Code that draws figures
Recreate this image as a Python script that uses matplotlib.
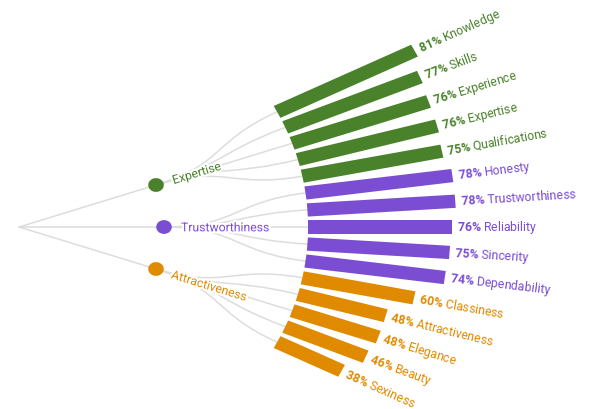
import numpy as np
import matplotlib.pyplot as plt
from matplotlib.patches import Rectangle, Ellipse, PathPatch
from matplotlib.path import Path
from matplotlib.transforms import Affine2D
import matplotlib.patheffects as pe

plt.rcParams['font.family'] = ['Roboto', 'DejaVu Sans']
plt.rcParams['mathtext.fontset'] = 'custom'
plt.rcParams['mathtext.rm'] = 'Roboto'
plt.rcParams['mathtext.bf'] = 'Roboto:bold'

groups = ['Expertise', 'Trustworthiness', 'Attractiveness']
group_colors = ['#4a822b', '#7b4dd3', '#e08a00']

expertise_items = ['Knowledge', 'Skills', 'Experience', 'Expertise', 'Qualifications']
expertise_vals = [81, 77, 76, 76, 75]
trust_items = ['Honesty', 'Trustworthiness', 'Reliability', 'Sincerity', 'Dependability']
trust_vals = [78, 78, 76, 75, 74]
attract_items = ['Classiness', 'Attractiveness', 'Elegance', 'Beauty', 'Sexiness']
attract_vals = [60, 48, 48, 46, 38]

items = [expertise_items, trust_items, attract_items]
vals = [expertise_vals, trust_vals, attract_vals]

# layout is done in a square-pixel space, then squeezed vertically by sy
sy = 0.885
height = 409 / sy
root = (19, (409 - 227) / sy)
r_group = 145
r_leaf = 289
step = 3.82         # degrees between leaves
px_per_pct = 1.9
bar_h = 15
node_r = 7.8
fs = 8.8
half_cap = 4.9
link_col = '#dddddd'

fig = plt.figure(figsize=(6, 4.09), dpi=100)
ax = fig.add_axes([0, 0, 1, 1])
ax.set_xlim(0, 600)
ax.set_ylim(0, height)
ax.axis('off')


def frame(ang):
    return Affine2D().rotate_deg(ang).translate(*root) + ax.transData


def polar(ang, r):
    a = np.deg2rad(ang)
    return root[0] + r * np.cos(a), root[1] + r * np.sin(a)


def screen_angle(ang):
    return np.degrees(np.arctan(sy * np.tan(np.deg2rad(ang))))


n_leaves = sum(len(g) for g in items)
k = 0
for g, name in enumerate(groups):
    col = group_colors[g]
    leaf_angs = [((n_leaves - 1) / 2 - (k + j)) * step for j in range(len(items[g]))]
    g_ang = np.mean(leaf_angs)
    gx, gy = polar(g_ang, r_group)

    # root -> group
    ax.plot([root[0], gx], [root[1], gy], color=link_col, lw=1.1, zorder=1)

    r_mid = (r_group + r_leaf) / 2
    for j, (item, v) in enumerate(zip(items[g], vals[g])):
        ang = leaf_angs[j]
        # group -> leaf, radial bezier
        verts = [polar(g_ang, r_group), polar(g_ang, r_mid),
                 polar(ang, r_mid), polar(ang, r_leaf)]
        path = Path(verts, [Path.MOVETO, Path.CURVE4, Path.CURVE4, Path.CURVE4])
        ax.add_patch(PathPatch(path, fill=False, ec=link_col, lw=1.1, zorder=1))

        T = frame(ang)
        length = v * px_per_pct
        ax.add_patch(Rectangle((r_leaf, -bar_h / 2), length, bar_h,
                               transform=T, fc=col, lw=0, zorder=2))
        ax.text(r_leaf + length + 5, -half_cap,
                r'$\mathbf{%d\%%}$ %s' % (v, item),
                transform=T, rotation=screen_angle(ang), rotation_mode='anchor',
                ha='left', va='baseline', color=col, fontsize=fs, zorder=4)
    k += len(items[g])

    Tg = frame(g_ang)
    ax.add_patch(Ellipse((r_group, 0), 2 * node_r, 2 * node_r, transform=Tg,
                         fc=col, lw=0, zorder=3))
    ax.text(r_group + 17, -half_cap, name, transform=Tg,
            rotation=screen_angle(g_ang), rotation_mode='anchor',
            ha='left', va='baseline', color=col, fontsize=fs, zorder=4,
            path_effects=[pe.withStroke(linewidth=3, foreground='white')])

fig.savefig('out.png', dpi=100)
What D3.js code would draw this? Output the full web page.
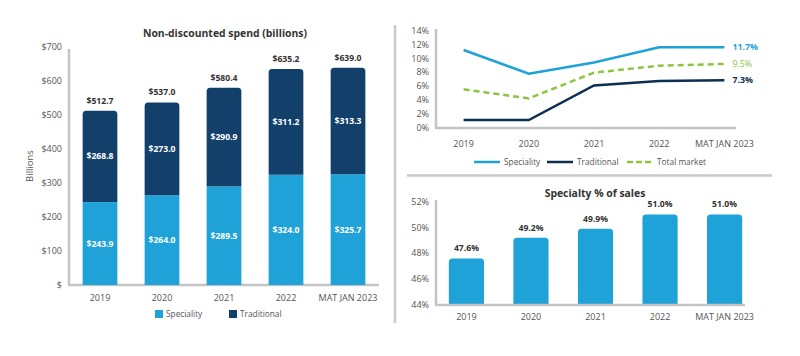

- **Stated goal**
Reproduce only the lines running from the beginning of the entries above to the line holding "vals = [expertise_vals, trust_vals, attract_vals]", inclusive. Pictures stay out of the copy.

- **Task output**
Recreate this image as a Python script that uses matplotlib.
import numpy as np
import matplotlib.pyplot as plt
from matplotlib.patches import Rectangle, Ellipse, PathPatch
from matplotlib.path import Path
from matplotlib.transforms import Affine2D
import matplotlib.patheffects as pe

plt.rcParams['font.family'] = ['Roboto', 'DejaVu Sans']
plt.rcParams['mathtext.fontset'] = 'custom'
plt.rcParams['mathtext.rm'] = 'Roboto'
plt.rcParams['mathtext.bf'] = 'Roboto:bold'

groups = ['Expertise', 'Trustworthiness', 'Attractiveness']
group_colors = ['#4a822b', '#7b4dd3', '#e08a00']

expertise_items = ['Knowledge', 'Skills', 'Experience', 'Expertise', 'Qualifications']
expertise_vals = [81, 77, 76, 76, 75]
trust_items = ['Honesty', 'Trustworthiness', 'Reliability', 'Sincerity', 'Dependability']
trust_vals = [78, 78, 76, 75, 74]
attract_items = ['Classiness', 'Attractiveness', 'Elegance', 'Beauty', 'Sexiness']
attract_vals = [60, 48, 48, 46, 38]

items = [expertise_items, trust_items, attract_items]
vals = [expertise_vals, trust_vals, attract_vals]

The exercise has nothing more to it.